In Germany, pre-trial detention is rare, and the standard limit is six months. Should the Presiding Judge Kathrin Lauchstädt extend the trial to January 2027, the five friends will have been in pre-trial detention – some in 23-hour solitary confinement – for 18 months. “The court is shattering the myth of German efficiency,” says Josi, partner of co-defendant Vi Kovarbasic. “If the judge truly needs this much time, then she also needs to follow the Basic Law of Germany – its constitution. If authorities deprive suspects of their liberties, they must conduct proceedings as quickly as possible. Vi and their friends must be released from prison immediately, until a verdict is reached. Vi has lost ten kilograms because of poor nutrition, lack of exercise, and stress from systematic repression. The prison conditions are beyond preemptive punishment – they amount to torture.”

In nearly a month of proceedings, the court has only sat twice, with active hearing time only about three hours combined. Repeatedly, security guards marched Vi, Zo, Leandra, Crow, and Daniel in and out, in handcuffs, into a bulletproof glass cage, violating the presumption of innocence, European Convention on Human Rights (ECHR) fair trial rights, and European Court of Human Rights (ECtHR) rulings.

Kathrin Lauchstädt did not permit defence counsel to speak on the first trial day and stated all their efforts to improve their clients’ trial conditions would vanish from the record. On the second day she summarily rejected every single defence application to lodge motions on trial conditions.

These are not minor procedural matters. They violate defendants’ fundamental constitutional rights.

The Ulm5 are not accused of violence to any persons and none has previous convictions. They are charged with trespass and property damage at the German production site of Elbit Systems in Ulm. Elbit Systems provides 86% of arms for the Israeli military. The prosecutor has added the additional charge of membership in a criminal organisation, which the defence refutes. While the penalty for property damage is a maximum of two years in prison, this add-on under Section 129 means the Ulm5 each face up to five years.

Defence lawyers have issued motions for recusal of all five judges, objecting to the irretrievable rights losses in presenting defendants as if they were guilty and dangerous. Loved ones and most attendees consider this a show trial as evidenced by the security theatre involving the scenography of a bulletproof chamber and handcuffs as props. A freedom of information request revealed the judge never sought to use an available standard courtroom belonging to her own Regional Court (Landgericht). Instead she chose to stage proceedings in a high-security room belonging to the Higher Regional Court (Oberlandesgericht) – without releasing any security assessment, violating ECtHR rulings.

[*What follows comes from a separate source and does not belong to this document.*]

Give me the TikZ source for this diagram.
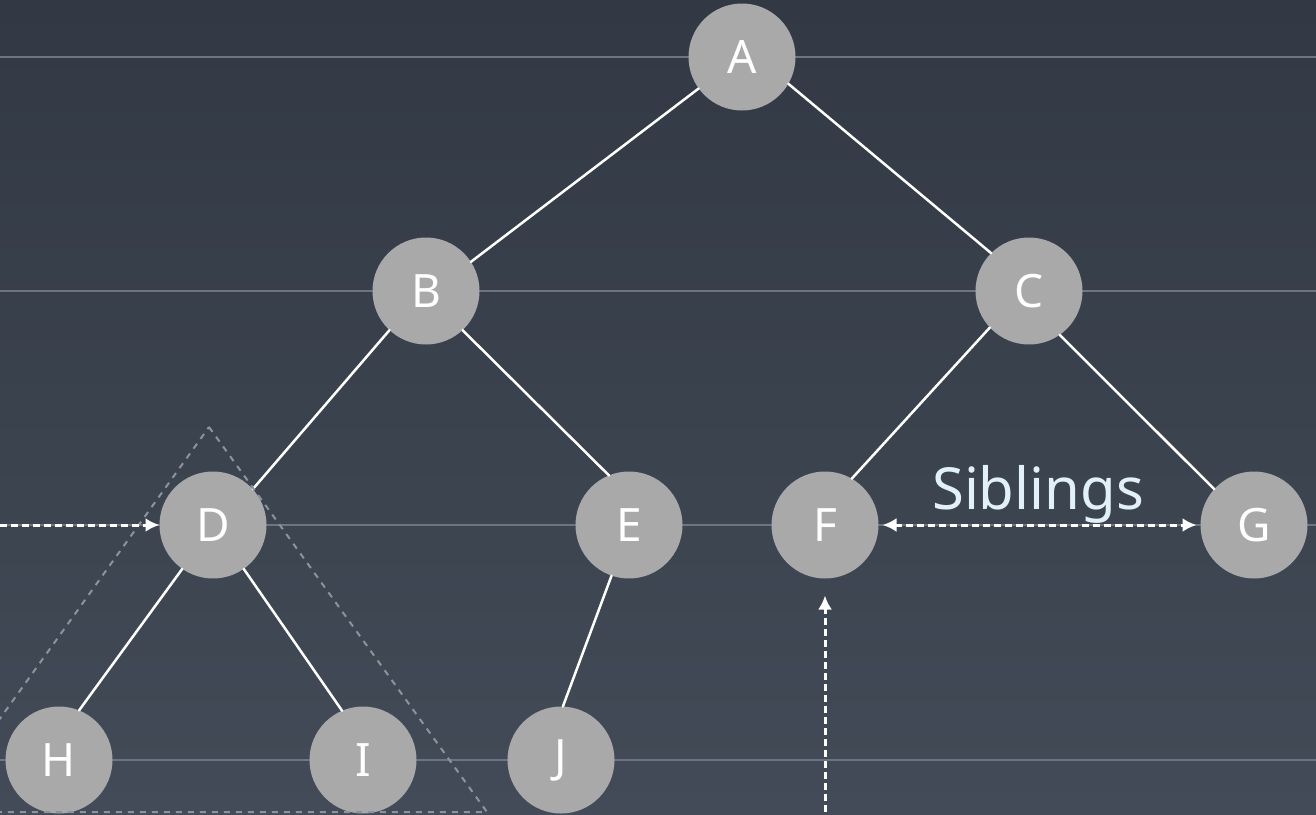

Defence lawyers also object to the grossly prejudicial media statements the court made about the five; the seating arrangement that does not guarantee confidential lawyer-client communication; the court's refusal to permit a defence notetaker (German courts generally do not record full transcripts; the version of record is determined by the judge); defendants being unable to take notes or fully follow proceedings; inadequate simultaneous translation; and obstruction of the defence’s free communication with the press as the court repeatedly removed defence press packs from attending journalists. Underlying the trial's lack of progress is the gross violation of fair trial rights ordered by the presiding judge. As she refuses to address the fundamental issues that defendants and defence counsel raise – particularly with defendants unable to communicate confidentially with lawyers and the lack of defence note-takers – there is little hope of progress.

“In March, we expressed our fears that the Ulm5 would face a show trial. During the hearing on 11th May, a defence lawyer also described proceedings as such – a Schauprozess,” says Mimi Tatlow-Golden, mother of co-defendant Daniel. “Instead of rectifying rights breaches, we now see the court reaching for yet another power play, attempting to intimidate the defence, defendants, and families by threatening to run this trial across more than eight months. It’s time the governments of these Irish, Spanish, and UK citizens woke up to these egregious violations against their citizens in an EU country. Once again we call for international trial monitoring to ensure the Ulm5's constitutional and human rights are upheld.”

The Ulm5 deserve a fair and speedy trial, and the court must allow their release on bail without further delay. In other words, the German state must follow its own laws, while Ireland, Spain, and UK must step in to assure that their citizens' fundamental rights are respected.